Review by
Eric Hillis
Directed by: Gabe Polsky
Starring: Nicolas Cage, Fred Hechinger, Xander Berkeley, Rachel Keller, Jeremy Bobb, Paul Raci
Nicolas Cage recently made his western debut with the mediocre oater
The Old Way. The flamboyant actor was miscast in a role crying out for a Kevin Costner
or a Jeff Bridges. On paper, director Gabe Polsky's
Butcher's Crossing should be a better fit for Cage's
theatrics, as he plays a literal madman here. Oddly, Cage is so reined in
that he's barely present, something I never thought I'd say about
Hollywood's most exuberant star.
Based on the 1960 novel by John Edward Williams, the film opens in
1874 Kansas. Young minister's son Will Andrews (Fred Hechinger) has
dropped out of Harvard and headed west with romantic notions of seeing the
real America. Looking to join a buffalo hunting party, Will finds himself in
Buffalo's Crossing, a busy trading post for the fur trade. There he finds
Cage's Miller, a gruff buffalo hunter who speaks of a legendary herd
numbering the tens of thousands which he came across in a remote Colorado
valley a decade earlier. Andrews is so enamoured of the hunter that he
agrees to finance an expedition to the valley.
Will and Miller are joined by Miller's elderly companion and cook Charlie
(Xander Berkeley in the sort of role Walter Brennan might have
played), and by Fred (Jeremy Bobb), a boorish buffalo skinner. The
expedition sees the party trek across the desert, where they run low on
water and encounter the usual victims of Indian raiding parties along with a
desperate mother seeking water for her children. Miller's refusal to spare
any of his party's water gives Andrews his first glimpse of the Darwinian
coldness of the west.
When the men finally arrive at Miller's fabled valley, it turns out he
wasn't exaggerating, with buffalo so numerous they paint the landscape
black. Andrews is thrilled as he's taught how to kill and skin the beasts at
the experienced hands of Miller and Fred. But as winter approaches and
Miller insists on staying until every animal in the herd is dead, tensions
begin to rise.
Williams' novel is widely acclaimed as a gruelling, punishing read that
treats its subject matter in unflinching detail. It's easy to see why this
subject would make for a fine literary work in the mould of Jack London or
Joseph Conrad, but its ideas aren't so easy to communicate in the
restrictions of a two hour movie. For a start, Polsky and co-writer Liam Satre-Meloy
struggle to convey time and space. The film relies on characters telling us
how far they've travelled, and it comes as a surprise when such distances
are verbally conveyed.
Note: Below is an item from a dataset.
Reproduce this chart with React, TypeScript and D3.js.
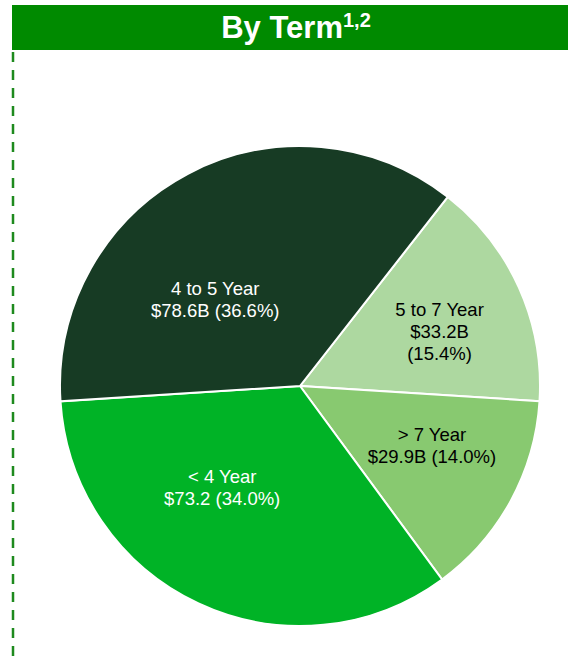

The men seem to arrive at their destination in a
couple of days rather than the months we're supposed to believe it actually
took them. The men talk a lot about being thirsty but rarely look thirsty.
Worried characters talk of the onset of winter but there's no visual sense
of this passage of time save for the eventual snowfall. Even when the men
find themselves trapped in the valley by snow they never quite seem as
visibly affected as you might expect by such conditions. Simple visual
signifiers like steamy breath, huddling around campfires and pulling buffalo
hides close to their bodies are oddly absent, leaving us in no doubt that
the actors are no more than a few feet away from a craft services table and
a warm trailer. When Miller tells us there's no way out of the valley for at
least six months, we don't buy it as the film never shows us any visual
evidence to back up such a claim.
Just as unconvincing as the film's setting are its characters. All four are
little more than archetypes and we never really get to know any of them
despite spending two hours stuck in a valley with this bunch. Andrews is
young and naive. Miller is nuts. Charlie is a drunk (who somehow managed to
bring enough alcohol to keep him sozzled for a full year???). Fred is an
asshole. That's as deep as it gets. The central relationship between Andrews
and Miller is woefully underexplored. You might think the film would lean
into the idea of Andrews viewing Miller as a father figure who represents an
antidote to the stuffy world he left back east, but this dynamic is barely
broached.
The film closes with a string of facts about how the white man almost made
the buffalo extinct and how the animal is now making a comeback thanks to
the preservation efforts of Native Americans. The suggestion is that we've
just watched a movie with a message about conservation, but the film itself
never really gets that idea across. The plight of the buffalo is very much
secondary to that of its human (or inhuman) characters, none of whom are
interesting enough for us to care about.